The race to develop a coronavirus vaccine is accelerating this week, with Moderna Inc. and Pfizer Inc. launching phase 3 trials for their experimental candidates and Johnson & Johnson not far behind in delivering the first doses of its offering to human study participants.
But as drugmakers push to expedite the vaccine development process and health officials eye early 2021 for delivery to the public, a new Morning Consult/Politico poll shows that nearly two-thirds of U.S. voters do not want testing compromised for the sake of speed — even if that means pushing back the distribution of a vaccine.

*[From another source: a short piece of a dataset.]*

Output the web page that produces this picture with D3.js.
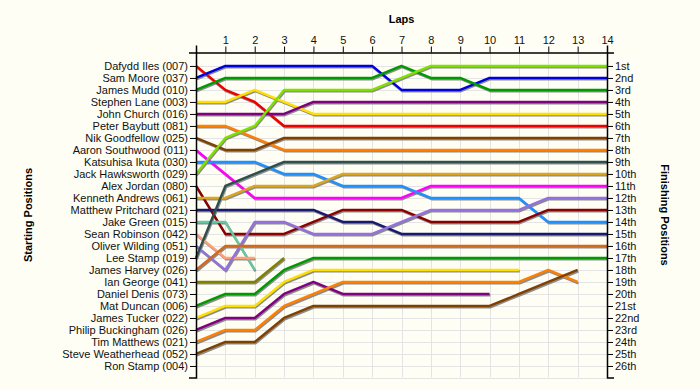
<!DOCTYPE html>
<html>
<head>
<meta charset="utf-8">
<script src="https://cdn.jsdelivr.net/npm/d3@7"></script>
<style>
  body { margin: 0; background: #fefef4; }
  svg { display: block; font-family: "Liberation Sans", Arial, sans-serif; }
  .axis text { font-size: 11px; fill: #111; }
  .axis path, .axis line { stroke: #000; }
  .title { font-size: 11px; font-weight: bold; }
</style>
</head>
<body>
<svg id="chart"></svg>
<script>
// starting grid order
const drivers = [
  'Dafydd Iles (007)', 'Sam Moore (037)', 'James Mudd (010)', 'Stephen Lane (003)',
  'John Church (016)', 'Peter Baybutt (081)', 'Nik Goodfellow (025)', 'Aaron Southwood (011)',
  'Katsuhisa Ikuta (030)', 'Jack Hawksworth (029)', 'Alex Jordan (080)', 'Kenneth Andrews (061)',
  'Matthew Pritchard (021)', 'Jake Green (015)', 'Sean Robinson (042)', 'Oliver Wilding (051)',
  'Lee Stamp (019)', 'James Harvey (026)', 'Ian George (041)', 'Daniel Denis (073)',
  'Mat Duncan (006)', 'James Tucker (022)', 'Philip Buckingham (026)', 'Tim Matthews (021)',
  'Steve Weatherhead (052)', 'Ron Stamp (004)'
];

const colors = [
  '#ee0000', '#0000dd', '#009900', '#ffe000', '#800080', '#ff8000', '#804000', '#ff00ff',
  '#1e90ff', '#7fe000', '#8b0000', '#daa520', '#191970', '#66c8a0', '#ffa07a', '#9370db',
  '#2f4f4f', '#d2691e', '#808000', null,
  '#009900', '#ffe000', '#800080', '#ff8000', '#804000', null
];

// position at lap 0, 1, 2, ... (array ends when the driver stops)
const laps = [
  [1, 3, 4, 6, 6, 6, 6, 6, 6, 6, 6, 6, 6, 6, 6],
  [2, 1, 1, 1, 1, 1, 1, 3, 3, 3, 2, 2, 2, 2, 2],
  [3, 2, 2, 2, 2, 2, 2, 1, 2, 2, 3, 3, 3, 3, 3],
  [4, 4, 3, 4, 5, 5, 5, 5, 5, 5, 5, 5, 5, 5, 5],
  [5, 5, 5, 5, 4, 4, 4, 4, 4, 4, 4, 4, 4, 4, 4],
  [6, 6, 7, 8, 8, 8, 8, 8, 8, 8, 8, 8, 8, 8, 8],
  [7, 8, 8, 7, 7, 7, 7, 7, 7, 7, 7, 7, 7, 7, 7],
  [8, 10, 12, 12, 12, 12, 12, 12, 11, 11, 11, 11, 11, 11, 11],
  [9, 9, 9, 10, 10, 11, 11, 11, 12, 12, 12, 12, 14, 14, 14],
  [10, 7, 6, 3, 3, 3, 3, 2, 1, 1, 1, 1, 1, 1, 1],
  [11, 15, 15, 15, 14, 13, 13, 13, 14, 14, 14, 14, 13, 13, 13],
  [12, 12, 11, 11, 11, 10, 10, 10, 10, 10, 10, 10, 10, 10, 10],
  [13, 13, 13, 13, 13, 14, 14, 15, 15, 15, 15, 15, 15, 15, 15],
  [14, 14, 18],
  [15, 17, 17],
  [16, 18, 14, 14, 15, 15, 15, 14, 13, 13, 13, 13, 12, 12, 12],
  [17, 11, 10, 9, 9, 9, 9, 9, 9, 9, 9, 9, 9, 9, 9],
  [18, 16, 16, 16, 16, 16, 16, 16, 16, 16, 16, 16, 16, 16, 16],
  [19, 19, 19, 17],
  [],
  [21, 20, 20, 18, 17, 17, 17, 17, 17, 17, 17, 17, 17, 17, 17],
  [22, 21, 21, 19, 18, 18, 18, 18, 18, 18, 18, 18],
  [23, 22, 22, 20, 19, 20, 20, 20, 20, 20, 20],
  [24, 23, 23, 21, 20, 19, 19, 19, 19, 19, 19, 19, 18, 19],
  [25, 24, 24, 22, 21, 21, 21, 21, 21, 21, 21, 20, 19, 18],
  []
];

const finishLabels = ['1st', '2nd', '3rd', '4th', '5th', '6th', '7th', '8th', '9th', '10th',
  '11th', '12th', '13th', '14th', '15th', '16th', '17th', '18th', '19th', '20th',
  '21st', '22nd', '23rd', '24th', '25th', '26th'];

const lapCount = 14;

const width = 700, height = 390;
const margin = { top: 52.5, right: 93, bottom: 12.5, left: 196 };

const svg = d3.select('#chart').attr('width', width).attr('height', height);

const x = d3.scaleLinear().domain([0, lapCount]).range([margin.left, width - margin.right]);
const y = d3.scaleLinear().domain([-0.12, 26.96]).range([margin.top, height - margin.bottom]);

const positions = d3.range(1, drivers.length + 1);
const lapTicks = d3.range(0, lapCount + 1);

// grid
const grid = svg.append('g').attr('stroke', '#e4e4e4').attr('stroke-width', 1);
grid.selectAll('.gx').data(lapTicks.slice(1, -1)).enter().append('line')
  .attr('x1', d => Math.round(x(d)) + 0.5).attr('x2', d => Math.round(x(d)) + 0.5)
  .attr('y1', y.range()[0]).attr('y2', y.range()[1]);
grid.selectAll('.gy').data(positions.concat([26.96])).enter().append('line')
  .attr('x1', x.range()[0]).attr('x2', x.range()[1])
  .attr('y1', d => Math.round(y(d)) + 0.5).attr('y2', d => Math.round(y(d)) + 0.5);

// lines
const line = d3.line().x((d, i) => x(i)).y(d => y(d));
const series = laps.map((p, i) => ({ pos: p, color: colors[i] })).filter(d => d.pos.length > 1);

svg.append('g').selectAll('path').data(series).enter().append('path')
  .attr('d', d => line(d.pos))
  .attr('transform', 'translate(0.8,1.3)')
  .attr('fill', 'none').attr('stroke', '#8c8c8c').attr('stroke-width', 2.4)
  .attr('stroke-linejoin', 'round');

svg.append('g').selectAll('path').data(series).enter().append('path')
  .attr('d', d => line(d.pos))
  .attr('fill', 'none').attr('stroke', d => d.color).attr('stroke-width', 2.4)
  .attr('stroke-linejoin', 'round');

// axes
svg.append('g').attr('class', 'axis')
  .attr('transform', `translate(${margin.left},0)`)
  .call(d3.axisLeft(y).tickValues(positions).tickFormat(d => drivers[d - 1]).tickSize(6).tickSizeOuter(7).tickPadding(2));

svg.append('g').attr('class', 'axis')
  .attr('transform', `translate(${width - margin.right},0)`)
  .call(d3.axisRight(y).tickValues(positions).tickFormat(d => finishLabels[d - 1]).tickSize(6).tickSizeOuter(7).tickPadding(2));

svg.append('g').attr('class', 'axis')
  .attr('transform', `translate(0,${margin.top})`)
  .call(d3.axisTop(x).tickValues(lapTicks).tickFormat(d => d === 0 ? '' : d).tickSize(6).tickSizeOuter(7).tickPadding(3));

svg.selectAll('.axis .domain').attr('stroke-width', 1.5);

// titles
svg.append('text').attr('class', 'title')
  .attr('x', (x.range()[0] + x.range()[1]) / 2).attr('y', 23)
  .attr('text-anchor', 'middle').text('Laps');

const midY = (y.range()[0] + y.range()[1]) / 2;
svg.append('text').attr('class', 'title')
  .attr('transform', `translate(32,${midY}) rotate(-90)`)
  .attr('text-anchor', 'middle').text('Starting Positions');

svg.append('text').attr('class', 'title')
  .attr('transform', `translate(661,${midY}) rotate(90)`)
  .attr('text-anchor', 'middle').text('Finishing Positions');
</script>
</body>
</html>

In the survey of 1,997 registered voters, 64 percent said the United States should prioritize fully testing a COVID-19 vaccine even if that means delaying making it available to Americans and the continued spread of the virus. Twenty-two percent of voters said the country should prioritize making a vaccine available as soon as possible, even if it hasn’t been fully tested, to control the coronavirus’s spread.
The poll was conducted July 24-26 and has a margin of error of 2 percentage points.
Majorities across all age brackets, income levels and geographic areas back the more cautious approach to vaccine development, with most levels of support exceeding 60 percent.
The trend also holds across voting blocs, though Democrats were 9 points more likely than Republicans to prioritize thorough testing over speedy vaccine deployment.
Dr. Anthony Fauci, director of the National Institute of Allergy and Infectious Diseases, said during a Q&A with The Washington Post last week that it is likely “we would have tens of millions of doses available” at the beginning of next year, though a potential vaccine would not be widely available to the American public until “several months” into 2021.
Whether pharmaceutical companies can stick to that timeline remains to be seen, though Fauci has said the progression to phase 3 so far has occurred in “record time.” And the Moderna vaccine specifically, which is being developed with the National Institutes of Health and has received $955 million in funding from the federal government, has the doctor feeling “cautiously optimistic” about its momentum.
If the United States does develop a COVID-19 vaccine and it is made available to Americans, most voters say they would get vaccinated — but they vary on their preferred timeline. Twenty-seven percent said they would be among the first to get vaccinated, while 31 percent said they’d be “in the middle” and 14 percent said they’d be “among the last.” Seventeen percent, meanwhile, said they would not get vaccinated.
Among Democrats, 34 percent said they’d be among the first Americans vaccinated, compared with 22 percent of Republicans who said the same. Meanwhile, 24 percent of GOP respondents said they would not take part in coronavirus vaccination, 15 points more than the share of Democrats who would also decline.
The survey also sought to test whether the source of the vaccine would influence Americans’ interest in seeking the treatment. While half of those surveyed were asked about a vaccine developed in the United States, the other half of respondents were queried about a treatment made in China. That caused affirmative answers to drop across the board.
Nineteen percent of U.S. voters said they’d be first in line for a Chinese-developed vaccine, 26 percent said they’d be in the middle, 15 percent would be at the back of the pack and 23 percent would not get vaccinated at all. Thirty percent of Republicans and 14 percent of Democrats said they’d pass on a coronavirus vaccine produced by China.